Suwanna Gauntlett, founder and CEO of Wildlife Alliance, a conservation NGO with a long history of working in Botum Sakor, did not respond to requests for comment.
Royal Group did not respond to a request for comment.
While most of Royal Group’s 2021 concession remains undeveloped, some of the land is intended for a 700 megawatt coal-fired power plant.
Some people impacted by that concession told CamboJA they have still not found a solution, despite promises from their commune authorities.
One Koh Kong resident, who asked not to be identified for safety concerns, said that five hectares of her farmland were taken away and given to The Royal Group after the 2021 concession was issued. She said that she owned and worked on the land for roughly 10 years and it had been her main source of income.
She said she sent numerous petitions to the Koh Kong Provincial Administration, the Environment Ministry, the Land Management Ministry, and the Interior Ministry but there was still no resolution and she wanted to receive fair compensation from authorities. She said she hoped to receive new land to use.
“Authorities said they would resolve the land issue for the people after the  commune elections, but so far there has been no solution,” she said. “They just made the locals feel calm and then they did not do what they promised. I lost my stable job as a farmer after losing my farm, which was the only source of income for my family and supported my children’s education.”
Thmor Sar Commune Chief Ek Kuon told a CamboJA on Thursday that he did not know about Royal Group’s plans for its latest concession.
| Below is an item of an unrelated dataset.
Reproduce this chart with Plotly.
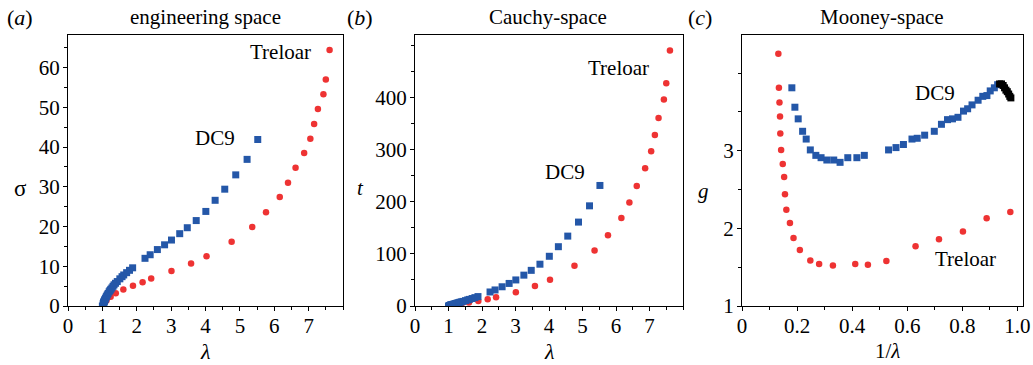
import plotly.graph_objects as go

# ---------------- data ----------------
# Treloar
treloar_lam = [1.03, 1.12, 1.24, 1.39, 1.61, 1.89, 2.17, 2.42, 3.01, 3.58, 4.03, 4.76,
               5.36, 5.76, 6.16, 6.40, 6.62, 6.87, 7.05, 7.16, 7.27, 7.43, 7.50, 7.61]
treloar_sigma = [0.35, 1.37, 2.3, 3.23, 4.16, 5.1, 6.0, 6.9, 8.8, 10.7, 12.5, 16.2,
                 19.9, 23.6, 27.4, 31.0, 34.8, 38.5, 42.1, 45.8, 49.6, 53.3, 57.0, 64.4]
treloar_t = [0.36, 1.53, 2.85, 4.49, 6.70, 9.64, 13.0, 16.7, 26.5, 38.3, 50.4, 77.1,
             106.7, 135.9, 168.8, 198.4, 230.4, 264.5, 296.8, 327.9, 360.6, 396.0, 427.5, 490.1]
treloar_inv = [0.132, 0.134, 0.136, 0.138, 0.139, 0.142, 0.148, 0.153, 0.156, 0.161, 0.174, 0.187,
               0.210, 0.248, 0.280, 0.330, 0.411, 0.457, 0.524, 0.630, 0.715, 0.802, 0.888, 0.974]
treloar_g = [4.25, 3.81, 3.62, 3.44, 3.22, 3.01, 2.83, 2.66, 2.44, 2.24, 2.07, 1.876,
             1.72, 1.585, 1.54, 1.52, 1.54, 1.53, 1.58, 1.77, 1.86, 1.96, 2.13, 2.21]

# DC9 (small-strain points drawn black in Mooney space)
dc9_lam = [1.0, 1.025, 1.029, 1.033, 1.038, 1.044, 1.049, 1.055, 1.062, 1.070,
           1.078, 1.092, 1.110, 1.125, 1.144, 1.167, 1.198, 1.221, 1.244, 1.276,
           1.309, 1.340, 1.381, 1.433, 1.508, 1.572, 1.621, 1.706, 1.789, 1.880,
           2.24, 2.39, 2.60, 2.81, 3.01, 3.25, 3.47, 3.73, 4.01, 4.28, 4.56, 4.88, 5.21, 5.52]
dc9_sigma = [0.0, 0.53, 0.62, 0.72, 0.83, 0.95, 1.08, 1.20, 1.34, 1.51,
             1.67, 1.93, 2.25, 2.48, 2.81, 3.16, 3.60, 3.90, 4.20, 4.54,
             4.95, 5.33, 5.72, 6.15, 6.84, 7.38, 7.81, 8.39, 8.98, 9.61,
             12.0, 12.9, 14.2, 15.4, 16.6, 18.2, 19.7, 21.5, 23.8, 26.6, 29.4, 33.0, 36.9, 41.9]
dc9_t = [0.0, 0.54, 0.64, 0.74, 0.87, 0.99, 1.13, 1.27, 1.43, 1.62,
         1.80, 2.10, 2.50, 2.79, 3.22, 3.69, 4.31, 4.76, 5.22, 5.79,
         6.48, 7.14, 7.90, 8.81, 10.31, 11.60, 12.66, 14.32, 16.06, 18.07,
         26.9, 30.8, 36.9, 43.3, 50.0, 59.2, 68.4, 80.2, 95.4, 113.8, 134.1, 161.0, 192.2, 231.3]
dc9_inv = [0.181, 0.192, 0.204, 0.220, 0.233, 0.248, 0.268, 0.287, 0.308, 0.333, 0.356,
           0.384, 0.417, 0.444, 0.532, 0.559, 0.586, 0.617, 0.636, 0.663, 0.698, 0.724,
           0.746, 0.764, 0.784, 0.804, 0.819, 0.835, 0.857, 0.874, 0.889, 0.901, 0.916, 0.928]
dc9_g = [3.81, 3.56, 3.41, 3.25, 3.15, 3.01, 2.94, 2.91, 2.88, 2.88, 2.85,
         2.91, 2.91, 2.94, 3.01, 3.04, 3.08, 3.15, 3.16, 3.20, 3.25, 3.34,
         3.40, 3.41, 3.43, 3.51, 3.54, 3.59, 3.65, 3.70, 3.71, 3.77, 3.81, 3.85]
dc9_inv_black = [0.935, 0.942, 0.948, 0.953, 0.958, 0.963, 0.968, 0.972, 0.976]
dc9_g_black = [3.86, 3.86, 3.84, 3.81, 3.78, 3.76, 3.73, 3.70, 3.68]

RED = "#ee3333"
BLUE = "#2457a8"
FONT = "Liberation Serif, Times New Roman, serif"

red_m = dict(symbol="circle", size=6.5, color=RED, line=dict(width=0))
blue_m = dict(symbol="square", size=7, color=BLUE, line=dict(width=0))
black_m = dict(symbol="square", size=7, color="black", line=dict(width=0))

fig = go.Figure()
fig.add_trace(go.Scatter(x=treloar_lam, y=treloar_sigma, mode="markers", marker=red_m, xaxis="x", yaxis="y"))
fig.add_trace(go.Scatter(x=dc9_lam, y=dc9_sigma, mode="markers", marker=blue_m, xaxis="x", yaxis="y"))
fig.add_trace(go.Scatter(x=treloar_lam, y=treloar_t, mode="markers", marker=red_m, xaxis="x2", yaxis="y2"))
fig.add_trace(go.Scatter(x=dc9_lam, y=dc9_t, mode="markers", marker=blue_m, xaxis="x2", yaxis="y2"))
fig.add_trace(go.Scatter(x=treloar_inv, y=treloar_g, mode="markers", marker=red_m, xaxis="x3", yaxis="y3"))
fig.add_trace(go.Scatter(x=dc9_inv, y=dc9_g, mode="markers", marker=blue_m, xaxis="x3", yaxis="y3"))
fig.add_trace(go.Scatter(x=dc9_inv_black, y=dc9_g_black, mode="markers", marker=black_m, xaxis="x3", yaxis="y3"))

W, H = 1033, 365
ydom = [1 - 306 / H, 1 - 35 / H]


def xd(a, b):
    return [a / W, b / W]


tickfont = dict(family=FONT, size=21, color="black")
minor = dict(ticks="outside", ticklen=3, tickcolor="black", showgrid=False)
common = dict(showline=True, linecolor="black", linewidth=1, mirror=True, ticks="outside",
              ticklen=4, tickcolor="black", showgrid=False, zeroline=False, tickfont=tickfont,
              automargin=False)
xc = dict(common, ticklabelstandoff=-3)
yc = dict(common, ticklabelstandoff=-1)

fig.update_layout(
    width=W, height=H, margin=dict(l=0, r=0, t=0, b=0, autoexpand=False),
    paper_bgcolor="white", plot_bgcolor="white", showlegend=False,
    font=dict(family=FONT, color="black"),
    xaxis=dict(domain=xd(68, 343), range=[0, 8], tickvals=[0, 1, 2, 3, 4, 5, 6, 7],
               anchor="y", minor=dict(minor, dtick=0.5), **xc),
    yaxis=dict(domain=ydom, range=[0, 68.2], tickvals=[0, 10, 20, 30, 40, 50, 60],
               anchor="x", minor=dict(minor, dtick=5), **yc),
    xaxis2=dict(domain=xd(415, 683), range=[0, 8], tickvals=[0, 1, 2, 3, 4, 5, 6, 7],
                anchor="y2", minor=dict(minor, dtick=0.5), **xc),
    yaxis2=dict(domain=ydom, range=[0, 520], tickvals=[0, 100, 200, 300, 400],
                anchor="x2", minor=dict(minor, dtick=50), **yc),
    xaxis3=dict(domain=xd(742, 1023), range=[0, 1.02], tickvals=[0, 0.2, 0.4, 0.6, 0.8, 1.0],
                ticktext=["0", "0.2", "0.4", "0.6", "0.8", "1.0"],
                anchor="y3", minor=dict(minor, dtick=0.1), **xc),
    yaxis3=dict(domain=ydom, range=[1, 4.49], tickvals=[1, 2, 3],
                anchor="x3", minor=dict(minor, dtick=0.5), **yc),
)

ann = []


def ptext(x, y, text, size=21):
    ann.append(dict(x=x / W, y=1 - y / H, xref="paper", yref="paper", text=text, showarrow=False,
                    font=dict(family=FONT, size=size, color="black"), xanchor="center", yanchor="middle"))


# panel labels and titles
ptext(20, 17, "(<i>a</i>)", 22)
ptext(205, 17, "engineering space", 21)
ptext(360, 17, "(<i>b</i>)", 22)
ptext(548, 17, "Cauchy-space", 21)
ptext(700, 17, "(<i>c</i>)", 22)
ptext(882, 17, "Mooney-space", 21)
# axis titles
ptext(20, 188, "σ", 23)
ptext(205, 351, "<i>λ</i>", 22)
ptext(360, 188, "<i>t</i>", 21)
ptext(549, 351, "<i>λ</i>", 22)
ptext(703, 191, "<i>g</i>", 21)
ptext(887, 351, "1/<i>λ</i>", 21)


def dtext(x, y, text, xr, yr):
    ann.append(dict(x=x, y=y, xref=xr, yref=yr, text=text, showarrow=False,
                    font=dict(family=FONT, size=21, color="black"), xanchor="center", yanchor="middle"))


dtext(6.17, 63.9, "Treloar", "x", "y")
dtext(4.27, 42.4, "DC9", "x", "y")
dtext(6.07, 457, "Treloar", "x2", "y2")
dtext(4.47, 258, "DC9", "x2", "y2")
dtext(0.70, 3.74, "DC9", "x3", "y3")
dtext(0.81, 1.60, "Treloar", "x3", "y3")

fig.update_layout(annotations=ann)
fig.write_html("out.html")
Kuon said that three villages in his commune were affected by Royal Group’s 2021 concession but was unsure how many people had received compensation. Any former resident who had a land title from 2010 could receive compensation based on their land size and housing, but people who had taken state land in more recent years could not get ownership or compensation, he added.
Ngeth Sinap, the coordinator for the NGO Adhoc in Koh Kong province, said before land is given to a development project, a thorough analysis of the project’s potential effects on the local population, the environment, public health, and water quality should be conducted.
“It is an important point to properly consider the impact on citizens and the environment,” he said.